# Aim
Pictures stay out of the copy; restate everything else in the material exactly.

** begin Source excerpt **

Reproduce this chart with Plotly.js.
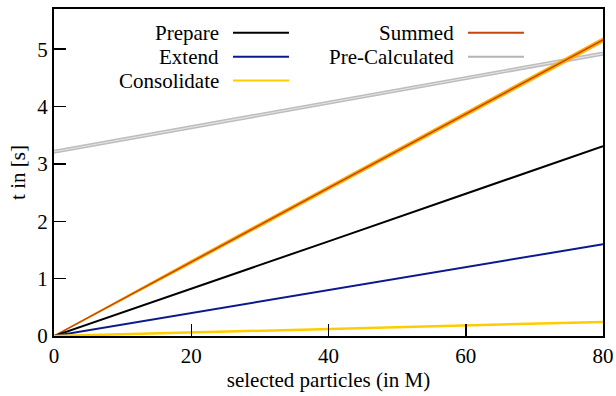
<!DOCTYPE html>
<html>
<head>
<meta charset="utf-8">
<script src="https://cdn.plot.ly/plotly-3.0.1.min.js"></script>
<style>html,body{margin:0;padding:0;background:#fff;}#chart{width:616px;height:396px;}</style>
</head>
<body>
<div id="chart"></div>
<script>
// Data
const particles = [0, 20, 40, 60, 80];
const prepare = [0, 0.82, 1.65, 2.48, 3.31];
const extend = [0, 0.40, 0.80, 1.20, 1.60];
const consolidate = [0, 0.06, 0.12, 0.18, 0.245];
const summed = [0, 1.29, 2.58, 3.87, 5.16];
const summedLow = [0, 1.265, 2.55, 3.84, 5.125];
const summedHigh = [0, 1.315, 2.61, 3.90, 5.195];
const preCalc = [3.21, 3.64, 4.07, 4.49, 4.92];
const preCalcLow = [3.19, 3.62, 4.05, 4.47, 4.90];
const preCalcHigh = [3.235, 3.665, 4.095, 4.515, 4.945];

const seriesNames = ["Prepare", "Extend", "Consolidate", "Summed", "Pre-Calculated"];
const seriesColors = ["#000000", "#0a1a8c", "#ffcc00", "#c8460a", "#b4b4b4"];
const xTicks = [0, 20, 40, 60, 80];
const yTicks = [0, 1, 2, 3, 4, 5];

function mkFont() { return {family: "Liberation Serif", size: 21, color: "#000000"}; }

const traces = [];
// Pre-Calculated band
traces.push({x: particles, y: preCalcLow, mode: "lines", line: {color: "#bdbdbd", width: 1.5}, showlegend: false, hoverinfo: "skip"});
traces.push({x: particles, y: preCalcHigh, mode: "lines", fill: "tonexty", fillcolor: "#e4e4e4", line: {color: "#bdbdbd", width: 1.5}, showlegend: false, hoverinfo: "skip"});
// Summed band
traces.push({x: particles, y: summedLow, mode: "lines", line: {color: "#ffb000", width: 1.2}, showlegend: false, hoverinfo: "skip"});
traces.push({x: particles, y: summedHigh, mode: "lines", fill: "tonexty", fillcolor: "#ffb000", line: {color: "#ffb000", width: 1.2}, showlegend: false, hoverinfo: "skip"});
traces.push({x: particles, y: summed, mode: "lines", name: seriesNames[3], line: {color: seriesColors[3], width: 1.5}, showlegend: false});
// Other series
traces.push({x: particles, y: prepare, mode: "lines", name: seriesNames[0], line: {color: seriesColors[0], width: 2}, showlegend: false});
traces.push({x: particles, y: extend, mode: "lines", name: seriesNames[1], line: {color: seriesColors[1], width: 2}, showlegend: false});
traces.push({x: particles, y: consolidate, mode: "lines", name: seriesNames[2], line: {color: seriesColors[2], width: 2.5}, showlegend: false});

// Custom gnuplot-style legend (text left of sample line)
const legendPos = [
  {tx: 0.3042, y: 0.9275, x0: 0.326, x1: 0.428},
  {tx: 0.3042, y: 0.854, x0: 0.326, x1: 0.428},
  {tx: 0.3042, y: 0.781, x0: 0.326, x1: 0.428},
  {tx: 0.7322, y: 0.9275, x0: 0.754, x1: 0.856},
  {tx: 0.7322, y: 0.854, x0: 0.754, x1: 0.856}
];
const annotations = [];
const shapes = [];
seriesNames.forEach((n, i) => {
  const p = legendPos[i];
  annotations.push({xref: "paper", yref: "paper", x: p.tx, y: p.y, xanchor: "right", yanchor: "middle", text: n, showarrow: false, font: mkFont()});
  shapes.push({type: "line", xref: "paper", yref: "paper", x0: p.x0, x1: p.x1, y0: p.y, y1: p.y, line: {color: seriesColors[i], width: 2}});
});

const layout = {
  width: 616, height: 396,
  margin: {l: 54, r: 13, t: 9, b: 60},
  paper_bgcolor: "#ffffff", plot_bgcolor: "#ffffff",
  font: mkFont(),
  showlegend: false,
  xaxis: {
    range: [0, 80], tickvals: xTicks, ticktext: xTicks.map(String),
    ticks: "inside", ticklen: 12, tickwidth: 1.5, tickcolor: "#000",
    showline: true, linecolor: "#000", linewidth: 2, mirror: true,
    showgrid: false, zeroline: false,
    title: {text: "selected particles (in M)", font: mkFont(), standoff: 4},
    tickfont: mkFont()
  },
  yaxis: {
    range: [0, 5.7], tickvals: yTicks, ticktext: yTicks.map(String),
    ticks: "inside", ticklen: 12, tickwidth: 1.5, tickcolor: "#000",
    showline: true, linecolor: "#000", linewidth: 2, mirror: true,
    showgrid: false, zeroline: false,
    title: {text: "t in [s]", font: mkFont(), standoff: 6},
    tickfont: mkFont()
  },
  annotations: annotations,
  shapes: shapes
};

Plotly.newPlot("chart", traces, layout, {staticPlot: true, displayModeBar: false});
</script>
</body>
</html>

** end Source excerpt **

# Expected answer
Reproduce this chart with Plotly.js.
<!DOCTYPE html>
<html>
<head>
<meta charset="utf-8">
<script src="https://cdn.plot.ly/plotly-3.0.1.min.js"></script>
<style>html,body{margin:0;padding:0;background:#fff;}#chart{width:616px;height:396px;}</style>
</head>
<body>
<div id="chart"></div>
<script>
// Data
const particles = [0, 20, 40, 60, 80];
const prepare = [0, 0.82, 1.65, 2.48, 3.31];
const extend = [0, 0.40, 0.80, 1.20, 1.60];
const consolidate = [0, 0.06, 0.12, 0.18, 0.245];
const summed = [0, 1.29, 2.58, 3.87, 5.16];
const summedLow = [0, 1.265, 2.55, 3.84, 5.125];
const summedHigh = [0, 1.315, 2.61, 3.90, 5.195];
const preCalc = [3.21, 3.64, 4.07, 4.49, 4.92];
const preCalcLow = [3.19, 3.62, 4.05, 4.47, 4.90];
const preCalcHigh = [3.235, 3.665, 4.095, 4.515, 4.945];

const seriesNames = ["Prepare", "Extend", "Consolidate", "Summed", "Pre-Calculated"];
const seriesColors = ["#000000", "#0a1a8c", "#ffcc00", "#c8460a", "#b4b4b4"];
const xTicks = [0, 20, 40, 60, 80];
const yTicks = [0, 1, 2, 3, 4, 5];

function mkFont() { return {family: "Liberation Serif", size: 21, color: "#000000"}; }

const traces = [];
// Pre-Calculated band
traces.push({x: particles, y: preCalcLow, mode: "lines", line: {color: "#bdbdbd", width: 1.5}, showlegend: false, hoverinfo: "skip"});
traces.push({x: particles, y: preCalcHigh, mode: "lines", fill: "tonexty", fillcolor: "#e4e4e4", line: {color: "#bdbdbd", width: 1.5}, showlegend: false, hoverinfo: "skip"});
// Summed band
traces.push({x: particles, y: summedLow, mode: "lines", line: {color: "#ffb000", width: 1.2}, showlegend: false, hoverinfo: "skip"});
traces.push({x: particles, y: summedHigh, mode: "lines", fill: "tonexty", fillcolor: "#ffb000", line: {color: "#ffb000", width: 1.2}, showlegend: false, hoverinfo: "skip"});
traces.push({x: particles, y: summed, mode: "lines", name: seriesNames[3], line: {color: seriesColors[3], width: 1.5}, showlegend: false});
// Other series
traces.push({x: particles, y: prepare, mode: "lines", name: seriesNames[0], line: {color: seriesColors[0], width: 2}, showlegend: false});
traces.push({x: particles, y: extend, mode: "lines", name: seriesNames[1], line: {color: seriesColors[1], width: 2}, showlegend: false});
traces.push({x: particles, y: consolidate, mode: "lines", name: seriesNames[2], line: {color: seriesColors[2], width: 2.5}, showlegend: false});

// Custom gnuplot-style legend (text left of sample line)
const legendPos = [
  {tx: 0.3042, y: 0.9275, x0: 0.326, x1: 0.428},
  {tx: 0.3042, y: 0.854, x0: 0.326, x1: 0.428},
  {tx: 0.3042, y: 0.781, x0: 0.326, x1: 0.428},
  {tx: 0.7322, y: 0.9275, x0: 0.754, x1: 0.856},
  {tx: 0.7322, y: 0.854, x0: 0.754, x1: 0.856}
];
const annotations = [];
const shapes = [];
seriesNames.forEach((n, i) => {
  const p = legendPos[i];
  annotations.push({xref: "paper", yref: "paper", x: p.tx, y: p.y, xanchor: "right", yanchor: "middle", text: n, showarrow: false, font: mkFont()});
  shapes.push({type: "line", xref: "paper", yref: "paper", x0: p.x0, x1: p.x1, y0: p.y, y1: p.y, line: {color: seriesColors[i], width: 2}});
});

const layout = {
  width: 616, height: 396,
  margin: {l: 54, r: 13, t: 9, b: 60},
  paper_bgcolor: "#ffffff", plot_bgcolor: "#ffffff",
  font: mkFont(),
  showlegend: false,
  xaxis: {
    range: [0, 80], tickvals: xTicks, ticktext: xTicks.map(String),
    ticks: "inside", ticklen: 12, tickwidth: 1.5, tickcolor: "#000",
    showline: true, linecolor: "#000", linewidth: 2, mirror: true,
    showgrid: false, zeroline: false,
    title: {text: "selected particles (in M)", font: mkFont(), standoff: 4},
    tickfont: mkFont()
  },
  yaxis: {
    range: [0, 5.7], tickvals: yTicks, ticktext: yTicks.map(String),
    ticks: "inside", ticklen: 12, tickwidth: 1.5, tickcolor: "#000",
    showline: true, linecolor: "#000", linewidth: 2, mirror: true,
    showgrid: false, zeroline: false,
    title: {text: "t in [s]", font: mkFont(), standoff: 6},
    tickfont: mkFont()
  },
  annotations: annotations,
  shapes: shapes
};

Plotly.newPlot("chart", traces, layout, {staticPlot: true, displayModeBar: false});
</script>
</body>
</html>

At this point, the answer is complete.